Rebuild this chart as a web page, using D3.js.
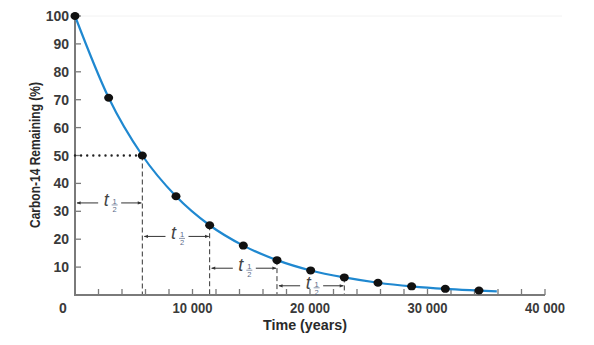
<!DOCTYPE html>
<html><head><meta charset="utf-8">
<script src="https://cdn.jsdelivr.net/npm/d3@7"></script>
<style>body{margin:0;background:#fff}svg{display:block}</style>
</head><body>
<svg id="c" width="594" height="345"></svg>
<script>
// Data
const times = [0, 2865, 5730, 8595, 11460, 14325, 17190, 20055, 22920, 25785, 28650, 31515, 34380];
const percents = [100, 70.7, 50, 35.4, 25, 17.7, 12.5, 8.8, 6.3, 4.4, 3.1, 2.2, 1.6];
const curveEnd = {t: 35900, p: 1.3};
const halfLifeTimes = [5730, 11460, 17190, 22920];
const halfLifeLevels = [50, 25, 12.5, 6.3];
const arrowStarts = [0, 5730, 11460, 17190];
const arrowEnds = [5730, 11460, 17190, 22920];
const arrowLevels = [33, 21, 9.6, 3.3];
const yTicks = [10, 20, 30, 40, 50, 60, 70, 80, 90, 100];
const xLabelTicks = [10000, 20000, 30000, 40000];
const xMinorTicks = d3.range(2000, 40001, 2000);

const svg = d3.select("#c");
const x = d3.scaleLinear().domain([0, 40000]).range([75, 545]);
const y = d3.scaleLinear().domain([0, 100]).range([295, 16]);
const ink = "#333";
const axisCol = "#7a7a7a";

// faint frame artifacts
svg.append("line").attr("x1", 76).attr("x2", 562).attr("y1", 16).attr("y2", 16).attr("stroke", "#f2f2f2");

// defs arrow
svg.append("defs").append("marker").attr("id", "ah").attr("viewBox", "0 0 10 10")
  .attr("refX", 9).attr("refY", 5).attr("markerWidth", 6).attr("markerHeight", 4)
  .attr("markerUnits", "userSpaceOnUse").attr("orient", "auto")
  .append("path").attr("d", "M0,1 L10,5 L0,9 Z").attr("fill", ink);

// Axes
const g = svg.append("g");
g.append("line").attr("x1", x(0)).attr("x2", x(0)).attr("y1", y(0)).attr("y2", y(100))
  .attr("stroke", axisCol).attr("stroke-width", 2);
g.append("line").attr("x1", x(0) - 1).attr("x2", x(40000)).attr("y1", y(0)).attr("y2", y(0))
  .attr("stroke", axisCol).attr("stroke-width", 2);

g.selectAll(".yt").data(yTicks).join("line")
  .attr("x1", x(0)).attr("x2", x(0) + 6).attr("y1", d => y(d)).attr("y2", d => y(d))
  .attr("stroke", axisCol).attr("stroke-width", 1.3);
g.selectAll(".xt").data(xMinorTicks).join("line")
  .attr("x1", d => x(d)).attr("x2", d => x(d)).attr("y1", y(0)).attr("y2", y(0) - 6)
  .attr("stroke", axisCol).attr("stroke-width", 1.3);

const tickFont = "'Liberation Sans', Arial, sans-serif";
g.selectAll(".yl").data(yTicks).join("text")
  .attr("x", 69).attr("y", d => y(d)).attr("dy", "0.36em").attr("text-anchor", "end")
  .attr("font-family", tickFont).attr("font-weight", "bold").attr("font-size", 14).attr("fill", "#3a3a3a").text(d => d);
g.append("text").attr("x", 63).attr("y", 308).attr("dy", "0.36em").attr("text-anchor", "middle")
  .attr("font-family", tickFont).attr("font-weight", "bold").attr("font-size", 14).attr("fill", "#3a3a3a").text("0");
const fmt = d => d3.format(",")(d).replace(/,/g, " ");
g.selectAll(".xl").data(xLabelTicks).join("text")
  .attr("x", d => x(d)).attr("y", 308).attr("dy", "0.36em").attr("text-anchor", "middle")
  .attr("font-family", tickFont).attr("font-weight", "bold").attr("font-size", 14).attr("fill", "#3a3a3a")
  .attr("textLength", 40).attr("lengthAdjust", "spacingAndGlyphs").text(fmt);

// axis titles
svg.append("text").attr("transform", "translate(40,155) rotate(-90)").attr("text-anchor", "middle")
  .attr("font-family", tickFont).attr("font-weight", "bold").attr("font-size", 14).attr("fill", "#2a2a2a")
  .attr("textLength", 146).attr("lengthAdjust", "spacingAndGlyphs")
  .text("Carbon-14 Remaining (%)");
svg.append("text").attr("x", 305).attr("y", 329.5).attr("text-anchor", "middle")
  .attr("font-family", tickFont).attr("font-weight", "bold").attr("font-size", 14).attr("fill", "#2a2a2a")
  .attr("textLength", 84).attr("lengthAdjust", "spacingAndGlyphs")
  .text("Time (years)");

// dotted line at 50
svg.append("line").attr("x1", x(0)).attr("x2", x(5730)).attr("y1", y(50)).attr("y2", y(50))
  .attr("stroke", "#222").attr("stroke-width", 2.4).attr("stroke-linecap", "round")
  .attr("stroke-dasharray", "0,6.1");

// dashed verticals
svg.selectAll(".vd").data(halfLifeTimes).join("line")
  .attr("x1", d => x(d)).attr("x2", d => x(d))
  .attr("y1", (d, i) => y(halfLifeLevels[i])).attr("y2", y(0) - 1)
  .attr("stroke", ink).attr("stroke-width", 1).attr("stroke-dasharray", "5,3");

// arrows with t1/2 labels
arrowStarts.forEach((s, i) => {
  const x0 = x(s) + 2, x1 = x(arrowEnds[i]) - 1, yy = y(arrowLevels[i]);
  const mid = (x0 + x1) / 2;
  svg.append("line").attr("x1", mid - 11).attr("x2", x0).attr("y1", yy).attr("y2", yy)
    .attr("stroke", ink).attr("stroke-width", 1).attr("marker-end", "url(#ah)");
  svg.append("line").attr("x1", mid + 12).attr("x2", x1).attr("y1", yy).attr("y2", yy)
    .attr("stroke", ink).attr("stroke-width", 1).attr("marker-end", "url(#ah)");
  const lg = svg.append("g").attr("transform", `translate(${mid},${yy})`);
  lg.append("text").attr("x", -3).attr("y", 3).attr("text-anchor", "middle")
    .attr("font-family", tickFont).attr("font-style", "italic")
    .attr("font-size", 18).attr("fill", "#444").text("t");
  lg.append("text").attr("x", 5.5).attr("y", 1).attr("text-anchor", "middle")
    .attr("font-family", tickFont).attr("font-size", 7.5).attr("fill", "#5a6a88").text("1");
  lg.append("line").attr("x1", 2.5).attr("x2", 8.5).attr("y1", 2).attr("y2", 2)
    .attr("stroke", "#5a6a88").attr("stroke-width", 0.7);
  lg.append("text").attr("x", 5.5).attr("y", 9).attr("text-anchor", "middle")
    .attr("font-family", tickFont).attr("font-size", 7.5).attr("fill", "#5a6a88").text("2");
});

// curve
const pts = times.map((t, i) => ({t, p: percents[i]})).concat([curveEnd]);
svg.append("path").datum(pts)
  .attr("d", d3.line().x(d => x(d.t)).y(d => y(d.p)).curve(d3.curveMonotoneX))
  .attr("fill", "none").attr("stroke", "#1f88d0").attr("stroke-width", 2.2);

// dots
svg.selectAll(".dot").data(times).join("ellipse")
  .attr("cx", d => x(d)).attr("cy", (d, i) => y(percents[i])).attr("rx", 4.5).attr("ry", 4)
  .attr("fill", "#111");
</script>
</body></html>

= = = = = = =

* _WHAT YOU HAVE TO DO_
Reproduce each line exactly, please, except for any pictures.

* _CORRECT OUTPUT_
Rebuild this chart as a web page, using D3.js.
<!DOCTYPE html>
<html><head><meta charset="utf-8">
<script src="https://cdn.jsdelivr.net/npm/d3@7"></script>
<style>body{margin:0;background:#fff}svg{display:block}</style>
</head><body>
<svg id="c" width="594" height="345"></svg>
<script>
// Data
const times = [0, 2865, 5730, 8595, 11460, 14325, 17190, 20055, 22920, 25785, 28650, 31515, 34380];
const percents = [100, 70.7, 50, 35.4, 25, 17.7, 12.5, 8.8, 6.3, 4.4, 3.1, 2.2, 1.6];
const curveEnd = {t: 35900, p: 1.3};
const halfLifeTimes = [5730, 11460, 17190, 22920];
const halfLifeLevels = [50, 25, 12.5, 6.3];
const arrowStarts = [0, 5730, 11460, 17190];
const arrowEnds = [5730, 11460, 17190, 22920];
const arrowLevels = [33, 21, 9.6, 3.3];
const yTicks = [10, 20, 30, 40, 50, 60, 70, 80, 90, 100];
const xLabelTicks = [10000, 20000, 30000, 40000];
const xMinorTicks = d3.range(2000, 40001, 2000);

const svg = d3.select("#c");
const x = d3.scaleLinear().domain([0, 40000]).range([75, 545]);
const y = d3.scaleLinear().domain([0, 100]).range([295, 16]);
const ink = "#333";
const axisCol = "#7a7a7a";

// faint frame artifacts
svg.append("line").attr("x1", 76).attr("x2", 562).attr("y1", 16).attr("y2", 16).attr("stroke", "#f2f2f2");

// defs arrow
svg.append("defs").append("marker").attr("id", "ah").attr("viewBox", "0 0 10 10")
  .attr("refX", 9).attr("refY", 5).attr("markerWidth", 6).attr("markerHeight", 4)
  .attr("markerUnits", "userSpaceOnUse").attr("orient", "auto")
  .append("path").attr("d", "M0,1 L10,5 L0,9 Z").attr("fill", ink);

// Axes
const g = svg.append("g");
g.append("line").attr("x1", x(0)).attr("x2", x(0)).attr("y1", y(0)).attr("y2", y(100))
  .attr("stroke", axisCol).attr("stroke-width", 2);
g.append("line").attr("x1", x(0) - 1).attr("x2", x(40000)).attr("y1", y(0)).attr("y2", y(0))
  .attr("stroke", axisCol).attr("stroke-width", 2);

g.selectAll(".yt").data(yTicks).join("line")
  .attr("x1", x(0)).attr("x2", x(0) + 6).attr("y1", d => y(d)).attr("y2", d => y(d))
  .attr("stroke", axisCol).attr("stroke-width", 1.3);
g.selectAll(".xt").data(xMinorTicks).join("line")
  .attr("x1", d => x(d)).attr("x2", d => x(d)).attr("y1", y(0)).attr("y2", y(0) - 6)
  .attr("stroke", axisCol).attr("stroke-width", 1.3);

const tickFont = "'Liberation Sans', Arial, sans-serif";
g.selectAll(".yl").data(yTicks).join("text")
  .attr("x", 69).attr("y", d => y(d)).attr("dy", "0.36em").attr("text-anchor", "end")
  .attr("font-family", tickFont).attr("font-weight", "bold").attr("font-size", 14).attr("fill", "#3a3a3a").text(d => d);
g.append("text").attr("x", 63).attr("y", 308).attr("dy", "0.36em").attr("text-anchor", "middle")
  .attr("font-family", tickFont).attr("font-weight", "bold").attr("font-size", 14).attr("fill", "#3a3a3a").text("0");
const fmt = d => d3.format(",")(d).replace(/,/g, " ");
g.selectAll(".xl").data(xLabelTicks).join("text")
  .attr("x", d => x(d)).attr("y", 308).attr("dy", "0.36em").attr("text-anchor", "middle")
  .attr("font-family", tickFont).attr("font-weight", "bold").attr("font-size", 14).attr("fill", "#3a3a3a")
  .attr("textLength", 40).attr("lengthAdjust", "spacingAndGlyphs").text(fmt);

// axis titles
svg.append("text").attr("transform", "translate(40,155) rotate(-90)").attr("text-anchor", "middle")
  .attr("font-family", tickFont).attr("font-weight", "bold").attr("font-size", 14).attr("fill", "#2a2a2a")
  .attr("textLength", 146).attr("lengthAdjust", "spacingAndGlyphs")
  .text("Carbon-14 Remaining (%)");
svg.append("text").attr("x", 305).attr("y", 329.5).attr("text-anchor", "middle")
  .attr("font-family", tickFont).attr("font-weight", "bold").attr("font-size", 14).attr("fill", "#2a2a2a")
  .attr("textLength", 84).attr("lengthAdjust", "spacingAndGlyphs")
  .text("Time (years)");

// dotted line at 50
svg.append("line").attr("x1", x(0)).attr("x2", x(5730)).attr("y1", y(50)).attr("y2", y(50))
  .attr("stroke", "#222").attr("stroke-width", 2.4).attr("stroke-linecap", "round")
  .attr("stroke-dasharray", "0,6.1");

// dashed verticals
svg.selectAll(".vd").data(halfLifeTimes).join("line")
  .attr("x1", d => x(d)).attr("x2", d => x(d))
  .attr("y1", (d, i) => y(halfLifeLevels[i])).attr("y2", y(0) - 1)
  .attr("stroke", ink).attr("stroke-width", 1).attr("stroke-dasharray", "5,3");

// arrows with t1/2 labels
arrowStarts.forEach((s, i) => {
  const x0 = x(s) + 2, x1 = x(arrowEnds[i]) - 1, yy = y(arrowLevels[i]);
  const mid = (x0 + x1) / 2;
  svg.append("line").attr("x1", mid - 11).attr("x2", x0).attr("y1", yy).attr("y2", yy)
    .attr("stroke", ink).attr("stroke-width", 1).attr("marker-end", "url(#ah)");
  svg.append("line").attr("x1", mid + 12).attr("x2", x1).attr("y1", yy).attr("y2", yy)
    .attr("stroke", ink).attr("stroke-width", 1).attr("marker-end", "url(#ah)");
  const lg = svg.append("g").attr("transform", `translate(${mid},${yy})`);
  lg.append("text").attr("x", -3).attr("y", 3).attr("text-anchor", "middle")
    .attr("font-family", tickFont).attr("font-style", "italic")
    .attr("font-size", 18).attr("fill", "#444").text("t");
  lg.append("text").attr("x", 5.5).attr("y", 1).attr("text-anchor", "middle")
    .attr("font-family", tickFont).attr("font-size", 7.5).attr("fill", "#5a6a88").text("1");
  lg.append("line").attr("x1", 2.5).attr("x2", 8.5).attr("y1", 2).attr("y2", 2)
    .attr("stroke", "#5a6a88").attr("stroke-width", 0.7);
  lg.append("text").attr("x", 5.5).attr("y", 9).attr("text-anchor", "middle")
    .attr("font-family", tickFont).attr("font-size", 7.5).attr("fill", "#5a6a88").text("2");
});

// curve
const pts = times.map((t, i) => ({t, p: percents[i]})).concat([curveEnd]);
svg.append("path").datum(pts)
  .attr("d", d3.line().x(d => x(d.t)).y(d => y(d.p)).curve(d3.curveMonotoneX))
  .attr("fill", "none").attr("stroke", "#1f88d0").attr("stroke-width", 2.2);

// dots
svg.selectAll(".dot").data(times).join("ellipse")
  .attr("cx", d => x(d)).attr("cy", (d, i) => y(percents[i])).attr("rx", 4.5).attr("ry", 4)
  .attr("fill", "#111");
</script>
</body></html>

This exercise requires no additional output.